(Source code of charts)
= = = = =
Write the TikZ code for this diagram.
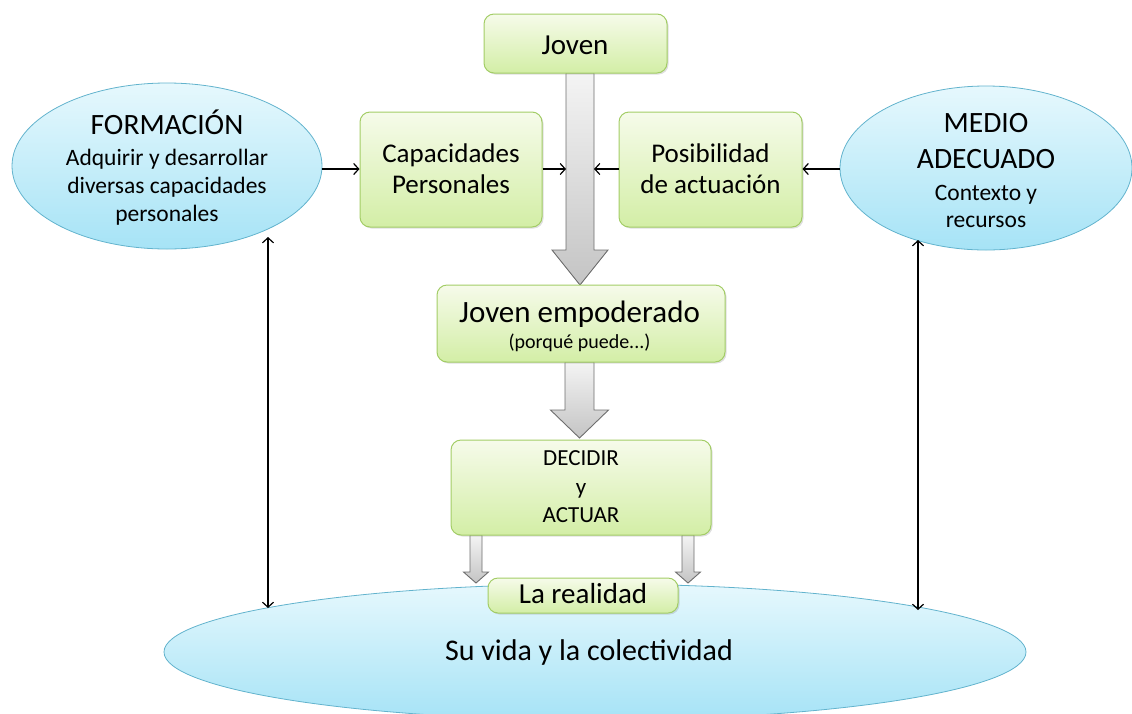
\documentclass[tikz,border=0pt]{standalone}
\usepackage{fontspec}
\setmainfont{Carlito}
\usetikzlibrary{arrows.meta,shapes.geometric,calc,shadows}
\definecolor{eltop}{HTML}{E6F8FD}
\definecolor{elbot}{HTML}{A6E3F6}
\definecolor{elline}{HTML}{62B3CD}
\definecolor{grtop}{HTML}{F6FBEA}
\definecolor{grbot}{HTML}{D3EEA6}
\definecolor{grline}{HTML}{A3CD66}
\definecolor{artop}{HTML}{F4F4F4}
\definecolor{arbot}{HTML}{C4C4C4}
\definecolor{arline}{HTML}{6E6E6E}
\newcommand{\grayarrow}[6]{%
  \draw[grayarr] ($(#1-#4,#2)$) -- ($(#1+#4,#2)$) -- ($(#1+#4,#3)$) -- ($(#1+#5,#3)$)
    -- ($(#1,#6)$) -- ($(#1-#5,#3)$) -- ($(#1-#4,#3)$) -- cycle;}
\begin{document}
\begin{tikzpicture}[x=1pt,y=-1pt,
  greenbox/.style={draw=grline, line width=1pt, rounded corners=10pt, top color=grtop, bottom color=grbot,
    inner sep=0pt, align=center, drop shadow={shadow xshift=1.5pt, shadow yshift=-1.5pt, opacity=0.25}},
  blueell/.style={ellipse, draw=elline, line width=0.8pt, top color=eltop, bottom color=elbot,
    inner sep=0pt, align=center},
  txt/.style={inner sep=0pt, align=center},
  grayarr/.style={draw=arline, line width=0.9pt, top color=artop, bottom color=arbot, line join=miter},
  thinarr/.style={draw=black, line width=1.2pt, -{Straight Barb[length=5pt,width=11pt]}},
  dblarr/.style={draw=black, line width=1.2pt, {Straight Barb[length=5pt,width=11pt]}-{Straight Barb[length=5pt,width=11pt]}},
]
\useasboundingbox (0,0) rectangle (1132,713);

% bottom ellipse
\node[blueell, minimum width=862pt, minimum height=136pt] (vida) at (595,652) {};
\node[txt, anchor=base, font=\fontsize{30}{34}\selectfont] (vidatxt) at (589,660) {Su vida y la colectividad};

% side ellipses
\node[blueell, minimum width=310pt, minimum height=166pt] (form) at (167,166) {};
\node[txt, font=\fontsize{23.5}{28}\selectfont] (formtxt) at (167,168)
  {{\fontsize{29.5}{32}\selectfont FORMACIÓN}\\[3pt]
   Adquirir y desarrollar\\ diversas capacidades\\ personales};
\node[blueell, minimum width=292pt, minimum height=164pt] (medio) at (986,168) {};
\node[txt, font=\fontsize{23.5}{27}\selectfont] (mediotxt) at (986,170.5)
  {{\fontsize{29.5}{30}\selectfont MEDIO}\\[9pt]
   {\fontsize{29.5}{30}\selectfont ADECUADO}\\[5pt]
   Contexto y\\ recursos};

% gray block arrows
\grayarrow{580}{73}{250}{14}{28}{285}
\grayarrow{579.5}{362}{410}{14.5}{29}{438}
\grayarrow{476}{535}{572}{6}{12.5}{583}
\grayarrow{688}{535}{572}{6}{12.5}{583}

% green boxes
\node[greenbox, minimum width=183pt, minimum height=59pt] (joven) at (575.5,43.5) {};
\node[txt, anchor=base, font=\fontsize{29}{32}\selectfont] (joventxt) at (575,54) {Joven};

\node[greenbox, minimum width=182pt, minimum height=115pt] (cap) at (451,169.5) {};
\node[txt, font=\fontsize{27}{31}\selectfont] (captxt) at (451,169) {Capacidades\\Personales};

\node[greenbox, minimum width=183pt, minimum height=115pt] (pos) at (710.5,169.5) {};
\node[txt, font=\fontsize{27}{31}\selectfont] (postxt) at (710.5,169) {Posibilidad\\de actuación};

\node[greenbox, minimum width=288pt, minimum height=77pt] (emp) at (581,323.5) {};
\node[txt, anchor=base, font=\fontsize{31}{34}\selectfont] (emptxt) at (579.5,322) {Joven empoderado};
\node[txt, anchor=base, font=\fontsize{20}{22}\selectfont] (empsub) at (579.5,348) {(porqué puede...)};

\node[greenbox, minimum width=260pt, minimum height=95pt] (dec) at (581,487.5) {};
\node[txt, font=\fontsize{23}{28.5}\selectfont] (dectxt) at (581,487) {DECIDIR\\y\\ACTUAR};

\node[greenbox, minimum width=190pt, minimum height=35pt] (real) at (583,595.5) {};
\node[txt, anchor=base, font=\fontsize{29}{32}\selectfont] (realtxt) at (583,603) {La realidad};

% thin connectors
\coordinate (shaftL) at (566,169);
\coordinate (shaftR) at (594,169);
\draw[thinarr] (form.east |- 0,169) -- (cap.west |- 0,169);
\draw[thinarr] (cap.east |- shaftL) -- (shaftL);
\draw[thinarr] (pos.west |- shaftR) -- (shaftR);
\draw[thinarr] (medio.west |- 0,169) -- (pos.east |- 0,169);

\coordinate (lt) at (268,237);
\coordinate (lb) at (268,608);
\coordinate (rt) at (918,240);
\coordinate (rb) at (918,610);
\draw[dblarr] (lt) -- (lb);
\draw[dblarr] (rt) -- (rb);
\end{tikzpicture}
\end{document}
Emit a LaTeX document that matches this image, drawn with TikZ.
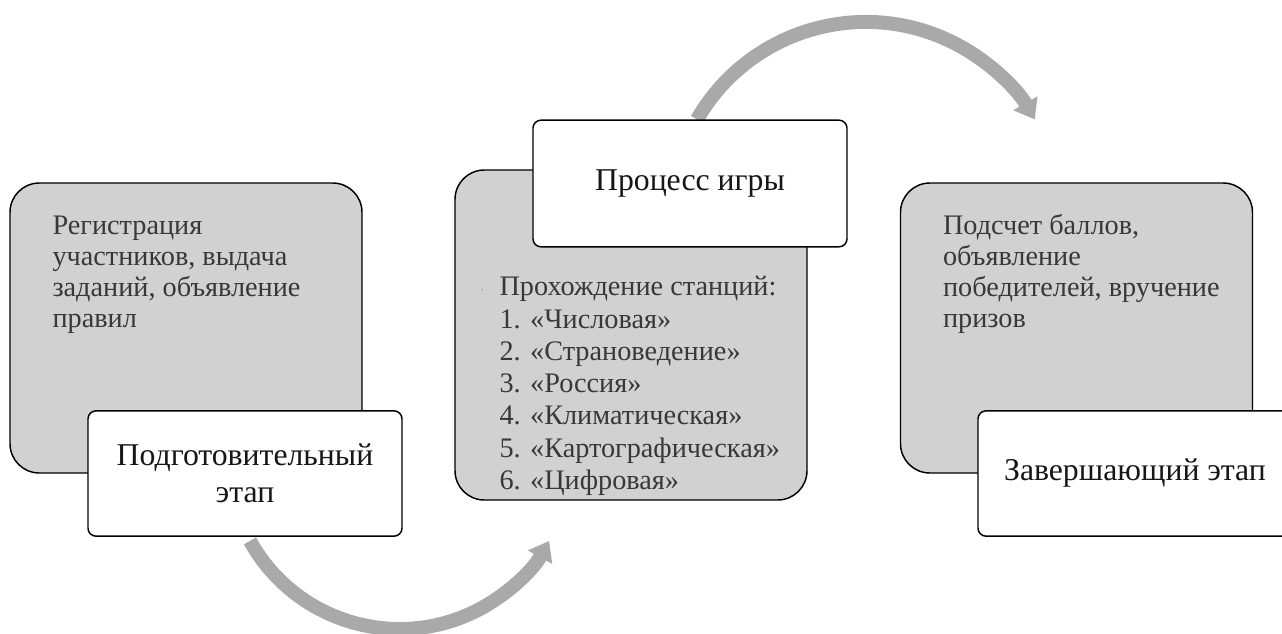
\documentclass[tikz,border=0pt]{standalone}
\usepackage{fontspec}
\setmainfont{Liberation Serif}
\usetikzlibrary{arrows.meta,calc,positioning,backgrounds}
\definecolor{gsInk}{HTML}{161616}
\definecolor{gsText}{HTML}{383838}
\definecolor{gsPanel}{HTML}{D1D1D1}
\definecolor{gsArrow}{HTML}{A9A9A9}
\tikzset{
 stages/.style={line join=round,x=.75pt,y=-.75pt},
 panel/.style={rectangle,draw=black,fill=gsPanel,line width=1.1pt,rounded corners=22pt,
   inner sep=0pt,minimum width=264pt,minimum height=217.5pt},
 titlebox/.style={rectangle,draw=black,fill=white,line width=1.1pt,rounded corners=6pt,
   inner sep=0pt,minimum width=235.5pt,minimum height=94pt,align=center,
   font=\fontsize{23.8}{27.75}\selectfont,text=gsInk},
 body/.style={anchor=north west,inner sep=0pt,align=left,text=gsText,
   font=\fontsize{21.2}{23.25}\selectfont},
 cyclearrow/.style={draw=gsArrow,line width=10.5pt,-{Triangle[width=20pt,length=14pt]}}
}
\begin{document}
\begin{tikzpicture}[stages]
 \useasboundingbox (0,0) rectangle (1282,633);
 % grey panels
 \node[panel] (pPrep) at (186,328) {};
 \node[panel,minimum height=247.5pt] (pGame) at (631,335) {};
 \node[panel] (pEnd) at (1076.5,328) {};
 \node[body] (sPrep) at ($(pPrep.north west)+(43,33)$)
   {Регистрация\\участников, выдача\\заданий, объявление\\правил};
 \node[body,font=\fontsize{21.2}{24.2}\selectfont] (sGame) at ($(pGame.north west)+(45,107)$)
   {\llap{\textcolor{gsArrow}{\fontsize{12}{12}\selectfont ·}\hspace{11pt}}Прохождение станций:\\
    1. «Числовая»\\2. «Страноведение»\\3. «Россия»\\4. «Климатическая»\\
    5. «Картографическая»\\6. «Цифровая»};
 \node[body] (sEnd) at ($(pEnd.north west)+(43,32)$)
   {Подсчет баллов,\\объявление\\победителей, вручение\\призов};
 % white title boxes
 \node[titlebox] (tPrep) at (245,473.5) {Подготовительный\\этап};
 \node[titlebox,minimum height=95pt] (tGame) at (690,183.5) {Процесс игры};
 \node[titlebox] (tEnd) at (1135,473.5) {Завершающий этап};
 % arrows between stages
 \begin{pgfonlayer}{background}
 \draw[cyclearrow] ($(tPrep.south)+(5,4)$) arc[start angle=151,end angle=29,radius=171];
 \draw[cyclearrow] ($(tGame.north)+(7,0)$) arc[start angle=210,end angle=330,radius=195];
 \end{pgfonlayer}
\end{tikzpicture}
\end{document}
= = = = =
*YOUR GOAL*
Please restate the material above line by line, exactly, beginning at its first line and ending with the line that contains "(vidatxt) at (589,660)", without any pictures.

*TASK SOLUTION*
Write the TikZ code for this diagram.
\documentclass[tikz,border=0pt]{standalone}
\usepackage{fontspec}
\setmainfont{Carlito}
\usetikzlibrary{arrows.meta,shapes.geometric,calc,shadows}
\definecolor{eltop}{HTML}{E6F8FD}
\definecolor{elbot}{HTML}{A6E3F6}
\definecolor{elline}{HTML}{62B3CD}
\definecolor{grtop}{HTML}{F6FBEA}
\definecolor{grbot}{HTML}{D3EEA6}
\definecolor{grline}{HTML}{A3CD66}
\definecolor{artop}{HTML}{F4F4F4}
\definecolor{arbot}{HTML}{C4C4C4}
\definecolor{arline}{HTML}{6E6E6E}
\newcommand{\grayarrow}[6]{%
  \draw[grayarr] ($(#1-#4,#2)$) -- ($(#1+#4,#2)$) -- ($(#1+#4,#3)$) -- ($(#1+#5,#3)$)
    -- ($(#1,#6)$) -- ($(#1-#5,#3)$) -- ($(#1-#4,#3)$) -- cycle;}
\begin{document}
\begin{tikzpicture}[x=1pt,y=-1pt,
  greenbox/.style={draw=grline, line width=1pt, rounded corners=10pt, top color=grtop, bottom color=grbot,
    inner sep=0pt, align=center, drop shadow={shadow xshift=1.5pt, shadow yshift=-1.5pt, opacity=0.25}},
  blueell/.style={ellipse, draw=elline, line width=0.8pt, top color=eltop, bottom color=elbot,
    inner sep=0pt, align=center},
  txt/.style={inner sep=0pt, align=center},
  grayarr/.style={draw=arline, line width=0.9pt, top color=artop, bottom color=arbot, line join=miter},
  thinarr/.style={draw=black, line width=1.2pt, -{Straight Barb[length=5pt,width=11pt]}},
  dblarr/.style={draw=black, line width=1.2pt, {Straight Barb[length=5pt,width=11pt]}-{Straight Barb[length=5pt,width=11pt]}},
]
\useasboundingbox (0,0) rectangle (1132,713);

% bottom ellipse
\node[blueell, minimum width=862pt, minimum height=136pt] (vida) at (595,652) {};
\node[txt, anchor=base, font=\fontsize{30}{34}\selectfont] (vidatxt) at (589,660) {Su vida y la colectividad};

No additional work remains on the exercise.